- Purpose: identifies suicide risk in children

= Suicide Behaviors Questionnaire-Revised =

Tool to measure suicide risk in teens

The Suicide Behaviors Questionnaire-Revised (SBQ-R) is a psychological self-report questionnaire designed to identify risk factors for suicide in children and adolescents between ages 13 and 18. The four-question test is filled out by the child and takes approximately five minutes to complete. The questionnaire has been found to be reliable and valid in recent studies. One study demonstrated that the SBQ-R had high internal consistency with a sample of university students. However, another body of research, which evaluated some of the most commonly used tools for assessing suicidal thoughts and behaviors in college-aged students, found that the SBQ-R and suicide assessment tools in general have very little overlap between them. One of the greatest strengths of the SBQ-R is that, unlike some other tools commonly used for suicidality assessment, it asks about future anticipation of suicidal thoughts or behaviors as well as past and present ones and includes a question about lifetime suicidal ideation, plans to commit suicide, and actual attempts.

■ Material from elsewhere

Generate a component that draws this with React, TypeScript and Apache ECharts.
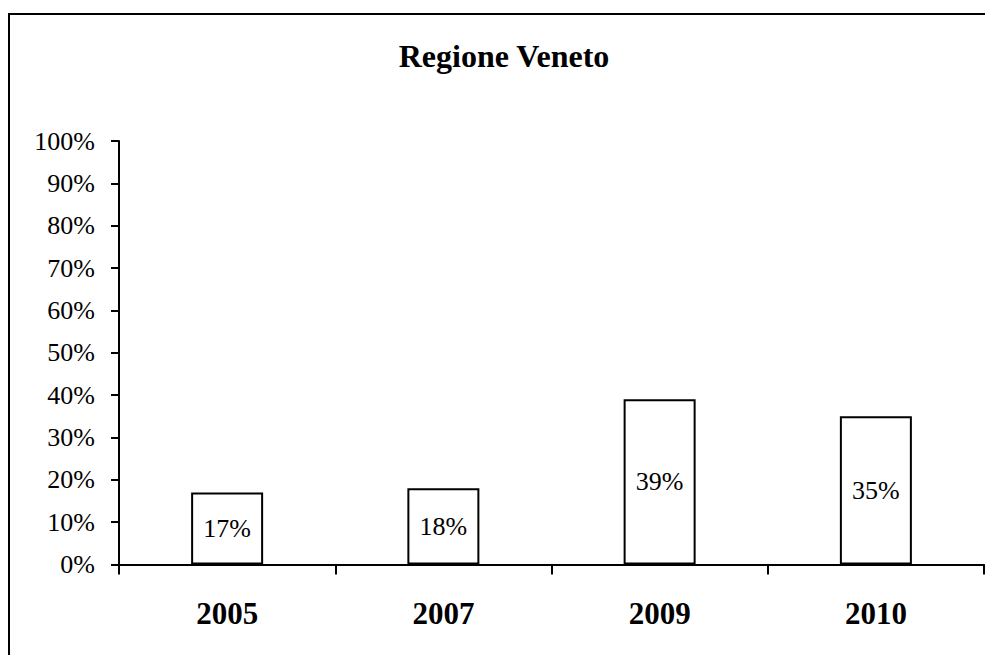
import React, { useEffect, useRef } from "react";
import * as echarts from "echarts";

const categories = ["2005", "2007", "2009", "2010"];
const values = [17, 18, 39, 35];
const yMin = 0;
const yMax = 100;
const yInterval = 10;
const titleText = "Regione Veneto";

const FONT = '"Times New Roman", "Liberation Serif", serif';

export default function App() {
  const ref = useRef<HTMLDivElement>(null);
  useEffect(() => {
    if (!ref.current) return;
    const chart = echarts.init(ref.current, undefined, { renderer: "svg" });
    chart.setOption({
      animation: false,
      backgroundColor: "#ffffff",
      title: {
        text: titleText,
        left: 504,
        top: 40,
        textAlign: "center",
        padding: 0,
        textStyle: { fontFamily: FONT, fontSize: 32, fontWeight: "bold", color: "#000" },
      },
      graphic: [
        {
          type: "rect",
          shape: { x: 9, y: 14, width: 2000, height: 2000 },
          style: { fill: "none", stroke: "#000", lineWidth: 2 },
          silent: true,
        },
      ],
      grid: { left: 119, right: 1, top: 141, bottom: 90.5, containLabel: false },
      xAxis: {
        type: "category",
        data: categories,
        axisLine: { show: true, lineStyle: { color: "#000", width: 2 } },
        axisTick: { show: true, length: 10, inside: false, alignWithLabel: false, lineStyle: { color: "#000", width: 2 } },
        axisLabel: {
          margin: 33,
          fontFamily: FONT,
          fontSize: 31,
          fontWeight: "bold",
          color: "#000",
        },
        splitLine: { show: false },
      },
      yAxis: {
        type: "value",
        min: yMin,
        max: yMax,
        interval: yInterval,
        axisLine: { show: true, lineStyle: { color: "#000", width: 2 } },
        axisTick: { show: true, length: 8, lineStyle: { color: "#000", width: 2 } },
        axisLabel: {
          margin: 24,
          formatter: "{value}%",
          fontFamily: FONT,
          fontSize: 26,
          color: "#000",
        },
        splitLine: { show: false },
      },
      series: [
        {
          type: "bar",
          data: values,
          barWidth: 72,
          itemStyle: { color: "#ffffff", borderColor: "#000", borderWidth: 2 },
          label: {
            show: true,
            position: "inside",
            formatter: "{c}%",
            fontFamily: FONT,
            fontSize: 26,
            color: "#000",
          },
        },
      ],
    });
    return () => chart.dispose();
  }, []);
  return (
    <div
      ref={ref}
      style={{ position: "fixed", left: 0, top: 0, width: 985, height: 655 }}
    />
  );
}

== Question breakdown, scoring, and interpretation ==

Each of the four questions addresses a specific risk factor: the first concerns presence of suicidal thoughts and attempts, the second concerns frequency of suicidal thoughts, the third concerns the threat level of suicidal attempts, and the fourth concerns likelihood of future suicidal attempts. The first item has often been used on its own in order to assign individuals to a suicidal and a non-suicidal control group for studies. Each question has an individual scale, and each response corresponds to a certain point value.

=== Domain breakdown ===
A maximum score of 18 is possible on the SBQ-R, and the following responses to the 4 questions correspond to the following point values:

| Point value | Question 1 response | Question 2 response | Question 3 response | Question 4 response |
|---|---|---|---|---|
| 0 | — | — | — | "never" |
| 1 | 1 | "never" | 1 | "no chance at all" |
| 2 | 2 | "rarely" | 2a or 2b | "rather unlikely" |
| 3 | 3a or 3b | "sometimes" | 3a or 3b | "unlikely" |
| 4 | 4a or 4b | "often" | — | "likely" |
| 5 | — | "very often" | — | "rather likely" |
| 6 | — | — | — | "very likely" |

=== Interpretation of subscale scores===

A total score of 7 and higher in the general population and a total score of 8 and higher in patients with psychiatric disorders indicates significant risk of suicidal behavior.